What is the time complexity of the below code?

Question

i=12

while( i < n )

{

i=i^5

i=i/3

i=i∗7

}

What is the complexity of the given program?

Answer 1

Let $V(0)=12$ and $V(j)$ be the value of the variable $i$ immediately after the $j$-th iteration for $j \ge 1$.

$$ \begin{align} V(j) &= \frac{7}{3} \cdot V(j-1)^5 \\ &= \left(\frac{7}{3}\right)^{1+5} \cdot V(j-2)^{25} \\ &= \left(\frac{7}{3}\right)^{1+5+25} \cdot V(j-3)^{125} \\ &= \dots \\ & = \left(\frac{7}{3}\right)^{\sum_{k=1}^{j-1} 5^k} + V(0)^{5^j} \\ &= \left(\frac{7}{3}\right)^{\frac{5^j - 1}{4}} + 12^{5^j} \end{align} $$ (I'm hand-waving a bit when the dots are used.
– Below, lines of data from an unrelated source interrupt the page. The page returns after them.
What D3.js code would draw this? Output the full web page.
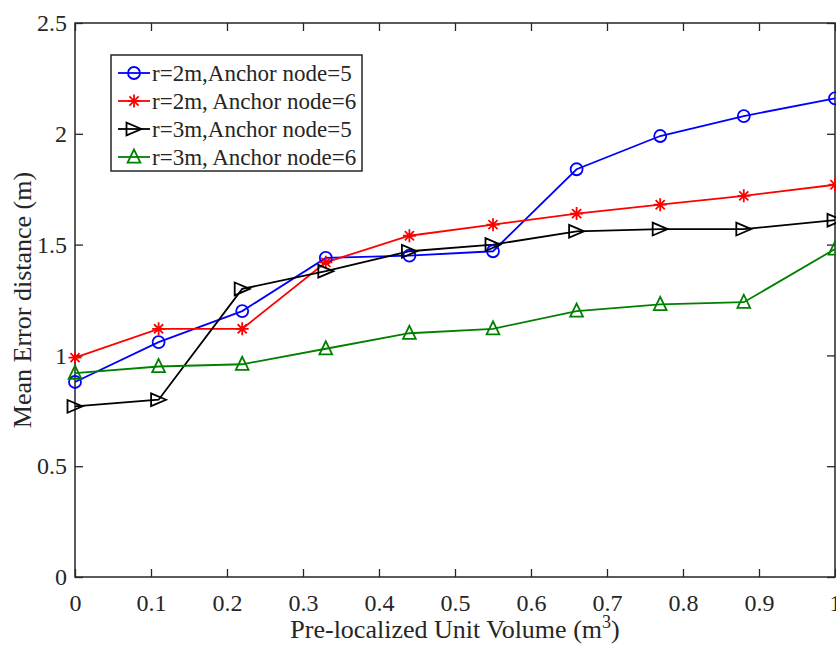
<!DOCTYPE html>
<html>
<head>
<meta charset="utf-8">
<script src="https://cdn.jsdelivr.net/npm/d3@7"></script>
<style>
  html, body { margin: 0; padding: 0; background: #fff; }
  svg { display: block; }
  text { font-family: "Liberation Serif", "Times New Roman", serif; fill: #262626; }
</style>
</head>
<body>
<svg id="chart" width="836" height="647"></svg>
<script>
// Pre-localized unit volume (m^3)
const volumes = [0, 0.11, 0.22, 0.33, 0.44, 0.55, 0.66, 0.77, 0.88, 1.0];

// Mean error distance (m) for each configuration
const r2Anchor5 = [0.88, 1.06, 1.20, 1.44, 1.45, 1.47, 1.84, 1.99, 2.08, 2.16];
const r2Anchor6 = [0.99, 1.12, 1.12, 1.42, 1.54, 1.59, 1.64, 1.68, 1.72, 1.77];
const r3Anchor5 = [0.77, 0.80, 1.30, 1.38, 1.47, 1.50, 1.56, 1.57, 1.57, 1.61];
const r3Anchor6 = [0.92, 0.95, 0.96, 1.03, 1.10, 1.12, 1.20, 1.23, 1.24, 1.48];

const seriesNames = ["r=2m,Anchor node=5", "r=2m, Anchor node=6", "r=3m,Anchor node=5", "r=3m, Anchor node=6"];
const seriesColors = ["#0000ff", "#ff0000", "#000000", "#008000"];
const seriesMarkers = ["circle", "asterisk", "triangleRight", "triangleUp"];

const xTicks = [0, 0.1, 0.2, 0.3, 0.4, 0.5, 0.6, 0.7, 0.8, 0.9, 1];
const yTicks = [0, 0.5, 1, 1.5, 2, 2.5];

const series = [r2Anchor5, r2Anchor6, r3Anchor5, r3Anchor6].map((vals, i) => ({
  name: seriesNames[i], color: seriesColors[i], marker: seriesMarkers[i],
  points: vals.map((v, j) => ({ x: volumes[j], y: v }))
}));

const margin = { left: 75, right: 1, top: 23, bottom: 70 };
const W = 836, H = 647;
const svg = d3.select("#chart");

const x = d3.scaleLinear().domain([0, 1]).range([margin.left, W - margin.right]);
const y = d3.scaleLinear().domain([0, 2.5]).range([H - margin.bottom, margin.top]);

const axisColor = "#262626";
const tickLen = 8;

// Frame
svg.append("rect")
  .attr("x", x(0)).attr("y", y(2.5))
  .attr("width", x(1) - x(0)).attr("height", y(0) - y(2.5))
  .attr("fill", "none").attr("stroke", axisColor).attr("stroke-width", 1.5);

// Axes with inward ticks, mirrored on top and right
function styleAxis(g) {
  g.select(".domain").remove();
  g.selectAll(".tick line").attr("stroke", axisColor).attr("stroke-width", 1.3);
  g.selectAll(".tick text").attr("fill", axisColor)
    .style("font-family", '"Liberation Serif", "Times New Roman", serif')
    .style("font-size", "24px");
}
const fmt = d => String(d);

svg.append("g").attr("transform", `translate(0,${y(0)})`)
  .call(d3.axisBottom(x).tickValues(xTicks).tickFormat(fmt).tickSizeInner(-tickLen).tickSizeOuter(0).tickPadding(17))
  .call(styleAxis);
svg.append("g").attr("transform", `translate(0,${y(2.5)})`)
  .call(d3.axisTop(x).tickValues(xTicks).tickFormat("").tickSizeInner(-tickLen).tickSizeOuter(0))
  .call(styleAxis);
svg.append("g").attr("transform", `translate(${x(0)},0)`)
  .call(d3.axisLeft(y).tickValues(yTicks).tickFormat(fmt).tickSizeInner(-tickLen).tickSizeOuter(0).tickPadding(8))
  .call(styleAxis);
svg.append("g").attr("transform", `translate(${x(1)},0)`)
  .call(d3.axisRight(y).tickValues(yTicks).tickFormat("").tickSizeInner(-tickLen).tickSizeOuter(0))
  .call(styleAxis);

// Axis labels
const xl = svg.append("text")
  .attr("x", (x(0) + x(1)) / 2).attr("y", 638)
  .attr("text-anchor", "middle").style("font-size", "26px");
xl.append("tspan").text("Pre-localized Unit Volume (m");
xl.append("tspan").attr("dy", -10).style("font-size", "18px").text("3");
xl.append("tspan").attr("dy", 10).text(")");

svg.append("text")
  .attr("transform", `translate(31,${(y(0) + y(2.5)) / 2}) rotate(-90)`)
  .attr("text-anchor", "middle").style("font-size", "26px")
  .text("Mean Error distance (m)");

// Marker drawing
function drawMarker(g, type, color) {
  const sw = 1.8;
  if (type === "circle") {
    g.append("circle").attr("r", 6).attr("fill", "none").attr("stroke", color).attr("stroke-width", sw);
  } else if (type === "asterisk") {
    const r = 6.5;
    const d = `M${-r},0L${r},0M0,${-r}L0,${r}M${-r*0.7},${-r*0.7}L${r*0.7},${r*0.7}M${-r*0.7},${r*0.7}L${r*0.7},${-r*0.7}`;
    g.append("path").attr("d", d).attr("stroke", color).attr("stroke-width", sw).attr("fill", "none");
  } else if (type === "triangleRight") {
    const r = 7.5;
    g.append("path").attr("d", `M${r},0L${-r},${-r*0.85}L${-r},${r*0.85}Z`)
      .attr("fill", "none").attr("stroke", color).attr("stroke-width", sw);
  } else if (type === "triangleUp") {
    const r = 7.5;
    g.append("path").attr("d", `M0,${-r}L${-r*0.85},${r*0.75}L${r*0.85},${r*0.75}Z`)
      .attr("fill", "none").attr("stroke", color).attr("stroke-width", sw);
  }
}

// Series lines and markers
const line = d3.line().x(d => x(d.x)).y(d => y(d.y));
const plot = svg.append("g");
series.forEach(s => {
  plot.append("path").datum(s.points)
    .attr("d", line).attr("fill", "none")
    .attr("stroke", s.color).attr("stroke-width", 1.8);
});
series.forEach(s => {
  s.points.forEach(p => {
    const g = plot.append("g").attr("transform", `translate(${x(p.x)},${y(p.y)})`);
    drawMarker(g, s.marker, s.color);
  });
});

// Legend
const lg = svg.append("g").attr("transform", "translate(111,55)");
lg.append("rect").attr("width", 251).attr("height", 116)
  .attr("fill", "#fff").attr("stroke", axisColor).attr("stroke-width", 1.5);
series.forEach((s, i) => {
  const cy = 18 + i * 28;
  lg.append("line").attr("x1", 7).attr("x2", 39).attr("y1", cy).attr("y2", cy)
    .attr("stroke", s.color).attr("stroke-width", 1.8);
  const m = lg.append("g").attr("transform", `translate(23,${cy})`);
  drawMarker(m, s.marker, s.color);
  lg.append("text").attr("x", 41).attr("y", cy + 8)
    .style("font-size", "23px").attr("fill", "#000").text(s.name);
});
</script>
</body>
</html>
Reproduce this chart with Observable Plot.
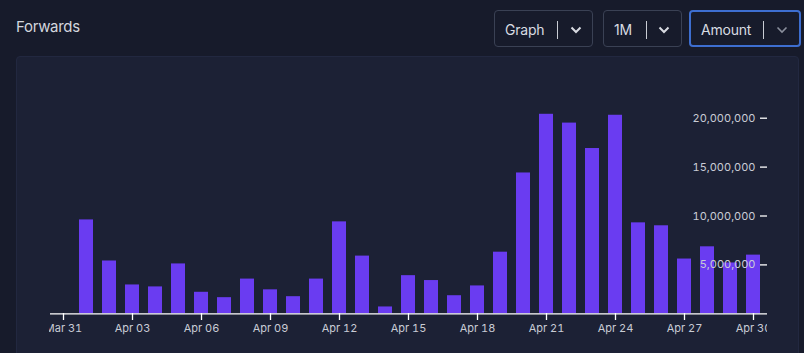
<!DOCTYPE html>
<html>
<head>
<meta charset="utf-8">
<script src="https://cdn.jsdelivr.net/npm/d3@7"></script>
<script src="https://cdn.jsdelivr.net/npm/@observablehq/plot@0.6"></script>
<style>
  html, body { margin: 0; padding: 0; }
  body { width: 804px; height: 353px; background: #171b2b; position: relative; overflow: hidden; font-family: Inter, "Noto Sans", sans-serif; }
  #title { position: absolute; left: 16px; top: 17px; font-size: 15px; color: #d3d6de; font-weight: 400; letter-spacing: -0.3px; }
  .dd { position: absolute; top: 10px; height: 37px; border: 1px solid #3a4154; border-radius: 4px; box-sizing: border-box; color: #d8dbe2; font-size: 14px; }
  .dd.active { border: 2px solid #3d6ed0; }
  .dd .lbl { position: absolute; top: 10px; letter-spacing: -0.2px; }
  .dd .sep { position: absolute; top: 10px; width: 1px; height: 18px; background: #c9ccd4; }
  .dd svg { position: absolute; top: 15px; }
  #panel { position: absolute; left: 16px; top: 56px; width: 783px; height: 310px; background: #1c2135; border: 1px solid #222840; border-radius: 4px; box-sizing: border-box; }
  #chart { position: absolute; left: 49px; top: 57px; }
</style>
</head>
<body>
<div id="title">Forwards</div>
<div class="dd" style="left:494px;width:99px;"><span class="lbl" style="left:10px;">Graph</span><span class="sep" style="left:62px;"></span><svg width="12" height="8" style="left:75px;"><polyline points="1.5,1.5 6,6 10.5,1.5" fill="none" stroke="#d8dbe2" stroke-width="2"/></svg></div>
<div class="dd" style="left:603px;width:79px;"><span class="lbl" style="left:10px;">1M</span><span class="sep" style="left:42px;"></span><svg width="12" height="8" style="left:54px;"><polyline points="1.5,1.5 6,6 10.5,1.5" fill="none" stroke="#d8dbe2" stroke-width="2"/></svg></div>
<div class="dd active" style="left:689px;width:112px;"><span class="lbl" style="left:10px;top:9px;">Amount</span><span class="sep" style="left:72px;top:9px;"></span><svg width="12" height="8" style="left:85px;top:14px;"><polyline points="1.5,1.5 6,6 10.5,1.5" fill="none" stroke="#8a8f9c" stroke-width="1.6"/></svg></div>
<div id="panel"></div>
<div id="chart"></div>
<script>
// Data
const days = ["2024-04-01","2024-04-02","2024-04-03","2024-04-04","2024-04-05","2024-04-06","2024-04-07","2024-04-08","2024-04-09","2024-04-10",
              "2024-04-11","2024-04-12","2024-04-13","2024-04-14","2024-04-15","2024-04-16","2024-04-17","2024-04-18","2024-04-19","2024-04-20",
              "2024-04-21","2024-04-22","2024-04-23","2024-04-24","2024-04-25","2024-04-26","2024-04-27","2024-04-28","2024-04-29","2024-04-30"];
const amounts = [9600000, 5400000, 2950000, 2750000, 5100000, 2200000, 1650000, 3550000, 2450000, 1750000,
                 3550000, 9400000, 5900000, 700000, 3900000, 3400000, 1850000, 2850000, 6300000, 14400000,
                 20400000, 19500000, 16900000, 20300000, 9300000, 9000000, 5600000, 6850000, 5200000, 6000000];
const xTickDates = ["2024-03-31","2024-04-03","2024-04-06","2024-04-09","2024-04-12","2024-04-15","2024-04-18","2024-04-21","2024-04-24","2024-04-27","2024-04-30"];
const yTickValues = [5000000, 10000000, 15000000, 20000000];
const xDomain = ["2024-03-31", "2024-04-30"];
const yDomain = [0, 20000000];

const data = days.map((d, i) => ({date: new Date(d), value: amounts[i]}));
const xt = xTickDates.map(d => new Date(d));

const textColor = "#c9ccd5";
const chart = Plot.plot({
  width: 718,
  height: 283,
  marginLeft: 1,
  marginRight: 0,
  marginTop: 0,
  marginBottom: 27,
  style: {background: "transparent", fontFamily: "Inter, 'Noto Sans', sans-serif", fontSize: "11px", color: textColor, overflow: "hidden"},
  x: {type: "utc", domain: xDomain.map(d => new Date(d)), range: [14, 704]},
  y: {domain: yDomain, range: [256.3, 60.7]},
  marks: [
    Plot.rectY(data, {
      x1: d => d3.utcHour.offset(d.date, -12),
      x2: d => d3.utcHour.offset(d.date, 12),
      y: "value",
      fill: "#6a3cf1",
      insetLeft: 4.5,
      insetRight: 4.5
    }),
    Plot.ruleY([0], {stroke: "#ffffff", strokeWidth: 1.3}),
    Plot.axisX({ticks: xt, tickFormat: d3.utcFormat("%b %d"), tickSize: 7, tickPadding: 4, stroke: "#ffffff", strokeWidth: 1.3, fill: textColor, fontSize: 11, label: null}),
    Plot.axisY({anchor: "right", ticks: yTickValues, tickFormat: d3.format(","), tickSize: 7, dx: -8, tickPadding: -11, textAnchor: "end", stroke: "#ffffff", strokeWidth: 1.3, fill: textColor, fontSize: 11, label: null})
  ]
});
document.getElementById("chart").appendChild(chart);
</script>
</body>
</html>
If you want a formal proof you can use induction on $j$).

For your algorithm to stop you need that $V(j) \ge n$. When does this happen?

Notice that $V(j)$ is monotonically increasing. Then, you need more than $s = \lfloor \log_{5} \log_{12} n/2 \rfloor$ iterations since: $$V(s) = \left(\frac{7}{3}\right)^{\frac{5^s}{4}} + 12^{5^s} < 2 \cdot 12^{5^s} \le n,$$ and at most $S = \lceil \log_{5} \log_{12} n \rceil$ iterations since: $$ V(S) = \left(\frac{7}{3}\right)^{\frac{5^S}{4}} + 12^{5^S} > 12^{5^S} \ge n. $$

Each iteration requires constant time (assuming that each arithmetic operation can be carried out in $O(1)$ time, which might or might not be reasonable if you're dealing with large values). Therefore the time complexity is $\Theta(\log \log n)$.